— BEGIN —

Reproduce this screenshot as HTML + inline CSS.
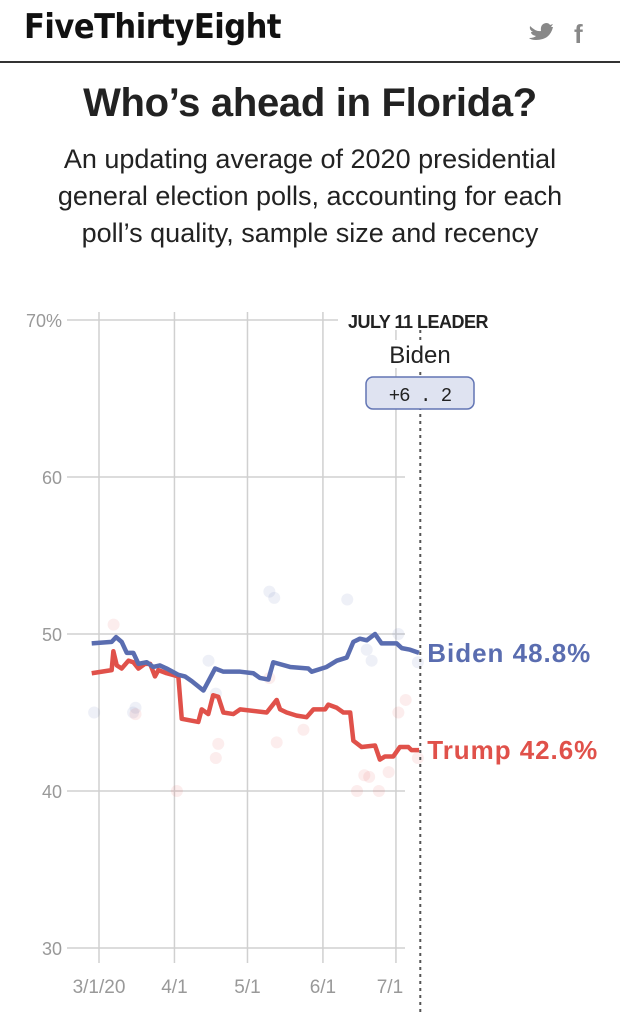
<!DOCTYPE html>
<html><head><meta charset="utf-8"><style>
body{margin:0;width:620px;height:1024px;background:#fff;overflow:hidden;font-family:"Liberation Sans",sans-serif;position:relative}
.hdr{position:absolute;left:0;top:0;width:620px;height:61px;border-bottom:2px solid #333}
.logo{position:absolute;left:24px;top:7px;font-size:34px;font-weight:bold;color:#111;letter-spacing:-0.5px;font-family:"DejaVu Sans Condensed","Liberation Sans Narrow",sans-serif}
.title{position:absolute;top:81px;width:620px;text-align:center;font-size:40px;font-weight:bold;color:#222;letter-spacing:-0.3px}
.sub{position:absolute;top:141px;width:620px;text-align:center;font-size:27px;line-height:37px;color:#222}
</style></head><body>
<div class="hdr">
<div class="logo">FiveThirtyEight</div>
<svg style="position:absolute;left:528px;top:20px" width="70" height="26">
<path d="M2 6 Q8 12 13 11 Q12 4 18 3 Q21 3 22 5 L25 4 L23 7 L25 7 Q22 20 8 20 Q3 20 1 18 Q6 18 8 16 Q3 15 3 12 L5 12 Q1 10 2 6Z" fill="#888"/>
<text x="46" y="23" font-size="26" font-weight="bold" fill="#888" font-family="Liberation Sans">f</text>
</svg>
</div>
<div class="title">Who’s ahead in Florida?</div>
<div class="sub">An updating average of 2020 presidential<br>general election polls, accounting for each<br>poll’s quality, sample size and recency</div>
<svg id="chart" width="620" height="1024" style="position:absolute;left:0;top:0"></svg>
<script>
const yTicks=[70,60,50,40,30];
const xTickDays=[0,31,61,92,122];
const xTickLabels=["3/1/20","4/1","5/1","6/1","7/1"];
const bidenDays=[-3,5.2,7,9.3,11.4,14.1,16.2,19.6,22.3,25,27.8,32.6,35.3,38.1,42.9,47.7,51.1,58,63.4,66.1,69.6,71.6,78.5,86,87.4,93.5,97.7,101.8,104.5,107.2,110,113.4,116.1,122.3,124.4,127.8,131.5];
const bidenVals=[49.4,49.5,49.8,49.5,48.8,48.8,48.1,48.2,47.9,48.0,47.8,47.4,47.3,47.0,46.4,47.8,47.6,47.6,47.5,47.2,47.1,48.2,47.9,47.8,47.6,47.9,48.3,48.5,49.5,49.7,49.6,50.0,49.4,49.4,49.1,49.0,48.8];
const trumpDays=[-3,5.2,5.9,7.3,9.3,12.1,14.1,16.2,18.9,21,23,24.4,27.8,32.6,34,40.8,42.2,44.9,46.9,49,51.1,55.2,58,68.9,73,74.4,77.1,81.2,85.3,88.1,92.9,94.2,97.7,100.4,103.2,104.5,107.9,113.4,115.4,117.5,120.9,123.6,127.1,128.4,131.5];
const trumpVals=[47.5,47.7,48.9,48.0,47.8,48.3,48.2,47.8,48.1,48.1,47.3,47.7,47.5,47.3,44.6,44.4,45.2,44.9,46.1,46.0,45.0,44.9,45.2,45.0,45.8,45.2,45.0,44.8,44.7,45.2,45.2,45.5,45.3,45.0,45.0,43.2,42.8,42.9,42.0,42.2,42.2,42.8,42.8,42.6,42.6];
const bidenPollDays=[-2,14,15,45,48,70,72,102,110,112,123,131];
const bidenPollVals=[45,45,45.3,48.3,46.2,52.7,52.3,52.2,49,48.3,50,48.2];
const trumpPollDays=[6,15,32,49,48,70,73,84,106,109,111,115,119,123,126,131];
const trumpPollVals=[50.6,44.9,40,43,42.1,47.2,43.1,43.9,40,41,40.9,40,41.2,45,45.8,42.1];
const leaderDay=132, leaderName="Biden", leaderMargin="+6 . 2";
const X=d=>99+d*2.434, Y=v=>634-(v-50)*15.7;
const svg=document.getElementById('chart'), NS="http://www.w3.org/2000/svg";
function mk(t,a,txt){const e=document.createElementNS(NS,t);for(const k in a)e.setAttribute(k,a[k]);if(txt!=null)e.textContent=txt;svg.appendChild(e);return e;}
yTicks.forEach(v=>{
const l=mk('line',{x1:67,x2:405,y1:Y(v),y2:Y(v),stroke:'#d0d0d0','stroke-width':1.5});


const t=mk('text',{x:62,y:Y(v)+7,'text-anchor':'end','font-size':18,fill:'#999'},v===70?'70%':v);


});
xTickDays.forEach((d,i)=>{
const l=mk('line',{x1:X(d),x2:X(d),y1:Y(70)-8,y2:Y(30)+15,stroke:'#d0d0d0','stroke-width':1.5});


const t=mk('text',{x:X(d)+(i==4?-6:0),y:993,'text-anchor':'middle','font-size':19,fill:'#999'},xTickLabels[i]);


});
bidenPollDays.forEach((d,i)=>{const c=mk('circle',{cx:X(d),cy:Y(bidenPollVals[i]),r:6,fill:'#5a6db0','fill-opacity':0.1});

});
trumpPollDays.forEach((d,i)=>{const c=mk('circle',{cx:X(d),cy:Y(trumpPollVals[i]),r:6,fill:'#e0514a','fill-opacity':0.1});

});
const lx=X(leaderDay);
const dl=mk('line',{x1:lx,x2:lx,y1:330,y2:1015,stroke:'#555','stroke-width':2,'stroke-dasharray':'3,4'});


const tp=mk('polyline',{points:trumpDays.map((d,i)=>X(d)+','+Y(trumpVals[i])).join(' '),fill:'none',stroke:'#e0514a','stroke-width':4.5,'stroke-linejoin':'round'});


const bp=mk('polyline',{points:bidenDays.map((d,i)=>X(d)+','+Y(bidenVals[i])).join(' '),fill:'none',stroke:'#5a6db0','stroke-width':4.5,'stroke-linejoin':'round'});


const bl=mk('text',{x:lx+7,y:Y(bidenVals[bidenVals.length-1])+9,'font-size':26,'font-weight':'bold',fill:'#5a6db0',textLength:163},'Biden '+bidenVals[bidenVals.length-1].toFixed(1)+'%');


const tl=mk('text',{x:lx+7,y:Y(trumpVals[trumpVals.length-1])+9,'font-size':26,'font-weight':'bold',fill:'#e0514a',textLength:170},'Trump '+trumpVals[trumpVals.length-1].toFixed(1)+'%');


const lb=mk('rect',{x:338,y:310,width:158,height:20,fill:'#fff'});


const lh=mk('text',{x:418,y:328,'text-anchor':'middle','font-size':18,'font-weight':'bold',fill:'#222','letter-spacing':-0.5},'JULY 11 LEADER');


const nb=mk('rect',{x:380,y:340,width:76,height:28,fill:'#fff'});


const ln=mk('text',{x:420,y:363,'text-anchor':'middle','font-size':24,fill:'#222'},leaderName);


const bx=mk('rect',{x:366,y:377,width:108,height:32,rx:7,fill:'#dfe3f1',stroke:'#6275b4','stroke-width':1.5});


const mt=mk('text',{x:420,y:401,'text-anchor':'middle','font-size':19,fill:'#222','font-family':'Liberation Mono','letter-spacing':-1},leaderMargin);


</script>
</body></html>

— END —

Omit pictures; set down the rest of the material word for word.

Reproduce this screenshot as HTML + inline CSS.
<!DOCTYPE html>
<html><head><meta charset="utf-8"><style>
body{margin:0;width:620px;height:1024px;background:#fff;overflow:hidden;font-family:"Liberation Sans",sans-serif;position:relative}
.hdr{position:absolute;left:0;top:0;width:620px;height:61px;border-bottom:2px solid #333}
.logo{position:absolute;left:24px;top:7px;font-size:34px;font-weight:bold;color:#111;letter-spacing:-0.5px;font-family:"DejaVu Sans Condensed","Liberation Sans Narrow",sans-serif}
.title{position:absolute;top:81px;width:620px;text-align:center;font-size:40px;font-weight:bold;color:#222;letter-spacing:-0.3px}
.sub{position:absolute;top:141px;width:620px;text-align:center;font-size:27px;line-height:37px;color:#222}
</style></head><body>
<div class="hdr">
<div class="logo">FiveThirtyEight</div>
<svg style="position:absolute;left:528px;top:20px" width="70" height="26">
<path d="M2 6 Q8 12 13 11 Q12 4 18 3 Q21 3 22 5 L25 4 L23 7 L25 7 Q22 20 8 20 Q3 20 1 18 Q6 18 8 16 Q3 15 3 12 L5 12 Q1 10 2 6Z" fill="#888"/>
<text x="46" y="23" font-size="26" font-weight="bold" fill="#888" font-family="Liberation Sans">f</text>
</svg>
</div>
<div class="title">Who’s ahead in Florida?</div>
<div class="sub">An updating average of 2020 presidential<br>general election polls, accounting for each<br>poll’s quality, sample size and recency</div>
<svg id="chart" width="620" height="1024" style="position:absolute;left:0;top:0"></svg>
<script>
const yTicks=[70,60,50,40,30];
const xTickDays=[0,31,61,92,122];
const xTickLabels=["3/1/20","4/1","5/1","6/1","7/1"];
const bidenDays=[-3,5.2,7,9.3,11.4,14.1,16.2,19.6,22.3,25,27.8,32.6,35.3,38.1,42.9,47.7,51.1,58,63.4,66.1,69.6,71.6,78.5,86,87.4,93.5,97.7,101.8,104.5,107.2,110,113.4,116.1,122.3,124.4,127.8,131.5];
const bidenVals=[49.4,49.5,49.8,49.5,48.8,48.8,48.1,48.2,47.9,48.0,47.8,47.4,47.3,47.0,46.4,47.8,47.6,47.6,47.5,47.2,47.1,48.2,47.9,47.8,47.6,47.9,48.3,48.5,49.5,49.7,49.6,50.0,49.4,49.4,49.1,49.0,48.8];
const trumpDays=[-3,5.2,5.9,7.3,9.3,12.1,14.1,16.2,18.9,21,23,24.4,27.8,32.6,34,40.8,42.2,44.9,46.9,49,51.1,55.2,58,68.9,73,74.4,77.1,81.2,85.3,88.1,92.9,94.2,97.7,100.4,103.2,104.5,107.9,113.4,115.4,117.5,120.9,123.6,127.1,128.4,131.5];
const trumpVals=[47.5,47.7,48.9,48.0,47.8,48.3,48.2,47.8,48.1,48.1,47.3,47.7,47.5,47.3,44.6,44.4,45.2,44.9,46.1,46.0,45.0,44.9,45.2,45.0,45.8,45.2,45.0,44.8,44.7,45.2,45.2,45.5,45.3,45.0,45.0,43.2,42.8,42.9,42.0,42.2,42.2,42.8,42.8,42.6,42.6];
const bidenPollDays=[-2,14,15,45,48,70,72,102,110,112,123,131];
const bidenPollVals=[45,45,45.3,48.3,46.2,52.7,52.3,52.2,49,48.3,50,48.2];
const trumpPollDays=[6,15,32,49,48,70,73,84,106,109,111,115,119,123,126,131];
const trumpPollVals=[50.6,44.9,40,43,42.1,47.2,43.1,43.9,40,41,40.9,40,41.2,45,45.8,42.1];
const leaderDay=132, leaderName="Biden", leaderMargin="+6 . 2";
const X=d=>99+d*2.434, Y=v=>634-(v-50)*15.7;
const svg=document.getElementById('chart'), NS="http://www.w3.org/2000/svg";
function mk(t,a,txt){const e=document.createElementNS(NS,t);for(const k in a)e.setAttribute(k,a[k]);if(txt!=null)e.textContent=txt;svg.appendChild(e);return e;}
yTicks.forEach(v=>{
const l=mk('line',{x1:67,x2:405,y1:Y(v),y2:Y(v),stroke:'#d0d0d0','stroke-width':1.5});


const t=mk('text',{x:62,y:Y(v)+7,'text-anchor':'end','font-size':18,fill:'#999'},v===70?'70%':v);


});
xTickDays.forEach((d,i)=>{
const l=mk('line',{x1:X(d),x2:X(d),y1:Y(70)-8,y2:Y(30)+15,stroke:'#d0d0d0','stroke-width':1.5});


const t=mk('text',{x:X(d)+(i==4?-6:0),y:993,'text-anchor':'middle','font-size':19,fill:'#999'},xTickLabels[i]);


});
bidenPollDays.forEach((d,i)=>{const c=mk('circle',{cx:X(d),cy:Y(bidenPollVals[i]),r:6,fill:'#5a6db0','fill-opacity':0.1});

});
trumpPollDays.forEach((d,i)=>{const c=mk('circle',{cx:X(d),cy:Y(trumpPollVals[i]),r:6,fill:'#e0514a','fill-opacity':0.1});

});
const lx=X(leaderDay);
const dl=mk('line',{x1:lx,x2:lx,y1:330,y2:1015,stroke:'#555','stroke-width':2,'stroke-dasharray':'3,4'});


const tp=mk('polyline',{points:trumpDays.map((d,i)=>X(d)+','+Y(trumpVals[i])).join(' '),fill:'none',stroke:'#e0514a','stroke-width':4.5,'stroke-linejoin':'round'});


const bp=mk('polyline',{points:bidenDays.map((d,i)=>X(d)+','+Y(bidenVals[i])).join(' '),fill:'none',stroke:'#5a6db0','stroke-width':4.5,'stroke-linejoin':'round'});


const bl=mk('text',{x:lx+7,y:Y(bidenVals[bidenVals.length-1])+9,'font-size':26,'font-weight':'bold',fill:'#5a6db0',textLength:163},'Biden '+bidenVals[bidenVals.length-1].toFixed(1)+'%');


const tl=mk('text',{x:lx+7,y:Y(trumpVals[trumpVals.length-1])+9,'font-size':26,'font-weight':'bold',fill:'#e0514a',textLength:170},'Trump '+trumpVals[trumpVals.length-1].toFixed(1)+'%');


const lb=mk('rect',{x:338,y:310,width:158,height:20,fill:'#fff'});


const lh=mk('text',{x:418,y:328,'text-anchor':'middle','font-size':18,'font-weight':'bold',fill:'#222','letter-spacing':-0.5},'JULY 11 LEADER');


const nb=mk('rect',{x:380,y:340,width:76,height:28,fill:'#fff'});


const ln=mk('text',{x:420,y:363,'text-anchor':'middle','font-size':24,fill:'#222'},leaderName);


const bx=mk('rect',{x:366,y:377,width:108,height:32,rx:7,fill:'#dfe3f1',stroke:'#6275b4','stroke-width':1.5});


const mt=mk('text',{x:420,y:401,'text-anchor':'middle','font-size':19,fill:'#222','font-family':'Liberation Mono','letter-spacing':-1},leaderMargin);


</script>
</body></html>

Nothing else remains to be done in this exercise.